Inspector General John Roth said in his report that the Predator B drones flown along the border by Customs and Border Protection are "dubious achievers."

Customs and Border Protection doesn't have any performance measures, so the agency can't prove that the program is effective, it said.

CBP planned to operate four 16-hour drone patrols a day, for about 23,290 total flight hours during the 2013 budget year that ended Sept. 30, 2013. But Roth's audit found that the planes were actually in the air for about 5,100 hours, or roughly 22 percent of the planned flight time.

Drones have also led to relatively few apprehensions of people crossing the border illegally. In the two busiest Border Patrol sectors, Tucson, Arizona, and Texas' Rio Grande Valley, drones accounted for only about 2,270 of the more than 275,000 apprehensions in 2013.


CBP spokesman Carlos Lazo said the agency disagrees with the report's findings and said auditors don't appear to fully understand the program, including future expansion plans.

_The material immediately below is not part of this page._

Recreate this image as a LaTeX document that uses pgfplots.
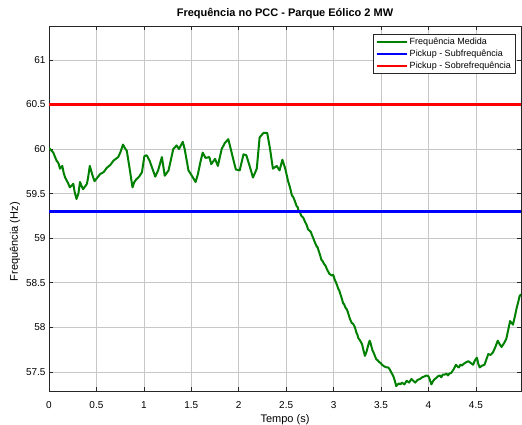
\documentclass[border=0pt]{standalone}
\usepackage{pgfplots}
\pgfplotsset{compat=1.18}
\usepackage{fontspec}
\setmainfont{Liberation Sans}
\definecolor{mgreen}{RGB}{0,128,0}
\definecolor{mblue}{RGB}{0,0,255}
\definecolor{mred}{RGB}{255,0,0}
\definecolor{axgray}{RGB}{38,38,38}
\begin{document}
\begin{tikzpicture}
\begin{axis}[
  scale only axis, width=472pt, height=365.5pt,
  at={(49pt,33.5pt)}, anchor=south west,
  xmin=0, xmax=4.975, ymin=57.28, ymax=61.38,
  xtick={0,0.5,...,4.5}, ytick={57.5,58,...,61},
  xticklabels={0,0.5,1,1.5,2,2.5,3,3.5,4,4.5},
  yticklabels={57.5,58,58.5,59,59.5,60,60.5,61},
  tick label style={font=\fontsize{10}{12}\selectfont},
  xticklabel style={anchor=base, yshift=-17pt},
  grid=major, major grid style={black!22, line width=0.6pt},
  axis line style={axgray, line width=0.7pt},
  tick style={axgray, line width=0.6pt}, major tick length=4pt,
  title={\bfseries Frequência no PCC - Parque Eólico 2 MW},
  title style={font=\fontsize{11}{13}\selectfont, at={(0.5,1)}, anchor=base, yshift=3pt},
  xlabel={Tempo (s)},
  xlabel style={font=\fontsize{11}{13}\selectfont, at={(0.5,0)}, anchor=base, yshift=-31pt},
  ylabel={Frequência (Hz)},
  ylabel style={font=\fontsize{11}{13}\selectfont, at={(axis description cs:-0.072,0.41)}, anchor=center},
  legend style={at={(1,1)}, anchor=north east, xshift=-6pt, yshift=-8pt,
    font=\fontsize{9}{10}\selectfont, draw=axgray,
    inner xsep=2pt, inner ysep=1.5pt, row sep=0pt},
  legend cell align=left,
  legend image code/.code={\draw[#1] plot coordinates {(0pt,0pt) (15pt,0pt) (30pt,0pt)};},
]
\addplot[color=mgreen, line width=2pt, line join=round] coordinates {
(0.00,60.01)(0.02,59.99)(0.045,59.96)(0.06,59.92)(0.08,59.87)(0.10,59.84)(0.116,59.78)(0.14,59.81)(0.155,59.73)(0.17,59.68)(0.20,59.62)(0.22,59.57)(0.24,59.59)(0.256,59.61)(0.27,59.52)(0.29,59.44)(0.31,59.50)(0.327,59.63)(0.345,59.58)(0.36,59.55)(0.38,59.58)(0.40,59.61)(0.415,59.70)(0.43,59.81)(0.46,59.70)(0.48,59.64)(0.51,59.68)(0.54,59.72)(0.575,59.74)(0.61,59.79)(0.645,59.82)(0.68,59.87)(0.705,59.89)(0.73,59.91)(0.755,59.97)(0.78,60.05)(0.80,60.01)(0.82,59.98)(0.85,59.78)(0.88,59.57)(0.90,59.63)(0.92,59.66)(0.95,59.69)(0.98,59.74)(1.005,59.92)(1.03,59.93)(1.06,59.87)(1.09,59.78)(1.12,59.69)(1.15,59.76)(1.19,59.91)(1.22,59.70)(1.26,59.76)(1.285,59.88)(1.31,60.00)(1.345,60.04)(1.37,60.00)(1.41,60.08)(1.43,60.00)(1.47,59.76)(1.50,59.71)(1.545,59.63)(1.57,59.72)(1.595,59.85)(1.62,59.96)(1.65,59.90)(1.69,59.91)(1.71,59.83)(1.75,59.89)(1.78,59.81)(1.82,60.00)(1.855,60.07)(1.89,60.11)(1.925,59.96)(1.95,59.85)(1.97,59.77)(2.01,59.76)(2.05,59.94)(2.08,59.93)(2.12,59.79)(2.15,59.68)(2.19,59.78)(2.22,60.13)(2.26,60.18)(2.30,60.18)(2.33,60.00)(2.36,59.78)(2.40,59.81)(2.43,59.76)(2.46,59.88)(2.49,59.78)(2.52,59.64)(2.54,59.57)(2.56,59.48)(2.575,59.46)(2.59,59.42)(2.61,59.36)(2.62,59.35)(2.63,59.31)(2.645,59.29)(2.66,59.25)(2.68,59.23)(2.70,59.18)(2.715,59.15)(2.73,59.10)(2.75,59.08)(2.76,59.07)(2.77,59.04)(2.785,59.00)(2.80,58.96)(2.82,58.91)(2.83,58.90)(2.845,58.85)(2.86,58.80)(2.87,58.76)(2.885,58.74)(2.90,58.71)(2.915,58.69)(2.93,58.65)(2.945,58.62)(2.955,58.60)(2.97,58.59)(2.98,58.58)(2.995,58.59)(3.01,58.54)(3.03,58.49)(3.05,58.43)(3.06,58.41)(3.075,58.36)(3.09,58.31)(3.10,58.27)(3.11,58.26)(3.125,58.22)(3.14,58.20)(3.15,58.17)(3.17,58.10)(3.19,58.05)(3.205,58.04)(3.22,58.01)(3.23,57.98)(3.24,57.94)(3.25,57.92)(3.26,57.88)(3.28,57.85)(3.30,57.81)(3.315,57.74)(3.33,57.68)(3.345,57.72)(3.355,57.76)(3.37,57.82)(3.38,57.85)(3.39,57.82)(3.40,57.78)(3.41,57.74)(3.42,57.72)(3.435,57.68)(3.45,57.64)(3.465,57.63)(3.48,57.61)(3.495,57.60)(3.51,57.58)(3.535,57.56)(3.56,57.55)(3.575,57.55)(3.59,57.53)(3.61,57.49)(3.63,57.45)(3.645,57.40)(3.66,57.34)(3.675,57.36)(3.69,57.37)(3.705,57.36)(3.72,57.38)(3.745,57.36)(3.77,57.40)(3.795,57.38)(3.82,57.42)(3.84,57.40)(3.86,57.38)(3.885,57.41)(3.91,57.42)(3.935,57.44)(3.96,57.45)(3.98,57.46)(4.00,57.45)(4.015,57.41)(4.03,57.36)(4.05,57.40)(4.065,57.42)(4.08,57.43)(4.10,57.45)(4.12,57.46)(4.135,57.44)(4.15,57.47)(4.17,57.47)(4.19,57.48)(4.205,57.46)(4.22,57.48)(4.24,57.49)(4.265,57.53)(4.29,57.58)(4.305,57.56)(4.32,57.55)(4.335,57.58)(4.35,57.57)(4.37,57.59)(4.385,57.60)(4.40,57.61)(4.42,57.62)(4.445,57.60)(4.47,57.58)(4.49,57.63)(4.51,57.66)(4.525,57.59)(4.54,57.55)(4.565,57.57)(4.59,57.58)(4.61,57.64)(4.63,57.70)(4.655,57.69)(4.68,57.72)(4.705,57.78)(4.73,57.85)(4.75,57.81)(4.77,57.78)(4.795,57.82)(4.82,57.87)(4.84,57.97)(4.86,58.07)(4.875,58.05)(4.89,58.03)(4.91,58.12)(4.93,58.22)(4.945,58.28)(4.96,58.35)(4.975,58.37)
};
\addlegendentry{Frequência Medida}
\addplot[color=mblue, line width=2.4pt] table {
x y
0 59.3
2.5 59.3
4.975 59.3
};
\addlegendentry{Pickup - Subfrequência}
\addplot[color=mred, line width=2.4pt] table {
x y
0 60.5
2.5 60.5
4.975 60.5
};
\addlegendentry{Pickup - Sobrefrequência}
\end{axis}
\pgfresetboundingbox
\path[use as bounding box] (0,0) rectangle (522pt,425pt);
\end{tikzpicture}
\end{document}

He said while CBP is authorized to add drones to the fleet, there are no immediate plans to do so.

CBP has nine drones flying along the Mexican and Canadian borders as well as coast lines in Florida, Texas and Southern California. A 10th drone was downed over the Pacific Ocean last year after suffering technical problems. Roth said while the agency hopes to add about 14 aircraft in the coming years the $443 million the agency plans to spend on expanding the fleet could be better spent on manned aircraft and ground surveillance.

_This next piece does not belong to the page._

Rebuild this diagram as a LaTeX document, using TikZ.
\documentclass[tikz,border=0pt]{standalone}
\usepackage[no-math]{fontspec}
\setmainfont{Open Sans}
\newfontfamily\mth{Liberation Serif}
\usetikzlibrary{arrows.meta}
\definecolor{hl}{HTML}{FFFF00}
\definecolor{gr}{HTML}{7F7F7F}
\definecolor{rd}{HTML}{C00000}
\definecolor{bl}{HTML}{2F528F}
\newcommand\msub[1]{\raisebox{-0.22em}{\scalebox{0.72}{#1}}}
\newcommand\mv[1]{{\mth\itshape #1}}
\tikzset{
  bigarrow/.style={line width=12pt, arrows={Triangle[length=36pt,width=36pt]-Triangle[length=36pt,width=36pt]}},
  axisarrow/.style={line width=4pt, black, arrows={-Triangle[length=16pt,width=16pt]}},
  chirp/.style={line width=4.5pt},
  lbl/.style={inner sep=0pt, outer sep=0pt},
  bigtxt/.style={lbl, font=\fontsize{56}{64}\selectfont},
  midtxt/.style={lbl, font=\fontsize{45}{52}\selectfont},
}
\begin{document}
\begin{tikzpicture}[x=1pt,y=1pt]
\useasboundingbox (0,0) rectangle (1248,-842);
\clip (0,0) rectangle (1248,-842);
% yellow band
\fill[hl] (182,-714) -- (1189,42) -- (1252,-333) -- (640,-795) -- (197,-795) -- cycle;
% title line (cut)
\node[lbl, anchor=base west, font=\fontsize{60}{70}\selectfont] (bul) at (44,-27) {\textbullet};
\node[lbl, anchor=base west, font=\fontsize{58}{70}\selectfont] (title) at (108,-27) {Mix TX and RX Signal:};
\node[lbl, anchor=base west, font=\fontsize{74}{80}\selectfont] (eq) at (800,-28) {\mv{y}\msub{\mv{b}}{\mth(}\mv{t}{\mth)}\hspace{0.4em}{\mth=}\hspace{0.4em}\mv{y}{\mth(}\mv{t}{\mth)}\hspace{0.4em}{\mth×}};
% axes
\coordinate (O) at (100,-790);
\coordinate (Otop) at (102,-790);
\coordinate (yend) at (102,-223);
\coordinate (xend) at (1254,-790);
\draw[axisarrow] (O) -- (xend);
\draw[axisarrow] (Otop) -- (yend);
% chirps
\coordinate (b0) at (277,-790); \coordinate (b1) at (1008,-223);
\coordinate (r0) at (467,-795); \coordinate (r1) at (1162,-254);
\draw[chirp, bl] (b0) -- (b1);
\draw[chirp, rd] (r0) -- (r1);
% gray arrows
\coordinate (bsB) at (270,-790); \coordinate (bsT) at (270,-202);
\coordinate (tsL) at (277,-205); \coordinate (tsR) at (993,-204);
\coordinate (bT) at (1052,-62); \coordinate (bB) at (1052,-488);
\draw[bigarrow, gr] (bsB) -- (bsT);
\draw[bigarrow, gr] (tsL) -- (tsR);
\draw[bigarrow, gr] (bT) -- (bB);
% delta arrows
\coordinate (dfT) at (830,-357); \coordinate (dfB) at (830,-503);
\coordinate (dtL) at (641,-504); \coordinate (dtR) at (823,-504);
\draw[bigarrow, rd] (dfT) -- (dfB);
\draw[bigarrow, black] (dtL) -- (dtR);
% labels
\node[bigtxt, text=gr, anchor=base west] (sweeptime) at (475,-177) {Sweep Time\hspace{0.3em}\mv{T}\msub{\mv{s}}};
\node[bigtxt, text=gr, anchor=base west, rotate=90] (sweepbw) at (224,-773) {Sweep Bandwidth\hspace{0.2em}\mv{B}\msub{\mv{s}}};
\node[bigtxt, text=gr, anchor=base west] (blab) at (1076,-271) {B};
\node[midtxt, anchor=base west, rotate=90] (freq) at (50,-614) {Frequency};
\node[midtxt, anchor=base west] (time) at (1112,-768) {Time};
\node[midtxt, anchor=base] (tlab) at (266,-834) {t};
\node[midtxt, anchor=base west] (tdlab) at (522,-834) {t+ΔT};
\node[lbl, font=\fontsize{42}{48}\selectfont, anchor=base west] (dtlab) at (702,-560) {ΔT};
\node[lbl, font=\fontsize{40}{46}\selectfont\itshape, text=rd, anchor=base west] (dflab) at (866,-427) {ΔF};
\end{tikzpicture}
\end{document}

The drone fleet also doesn't patrol the entire Southwest border, as Homeland Security has previously reported, Roth found. Instead, drone operations are focused along about 100 miles of border in Arizona and about 70 of border in Texas.

Roth's review of the program also found significant disparities in cost estimates. Auditors concluded that the drone program cost roughly $62.5 million, or about $12,255 an hour, in 2013. CBP estimated a cost of $2,468 per flight hour, but that price didn't include operating costs including pilots, equipment and overhead.

Roth recommended, among other things, that the department reconsider expanding the drone program.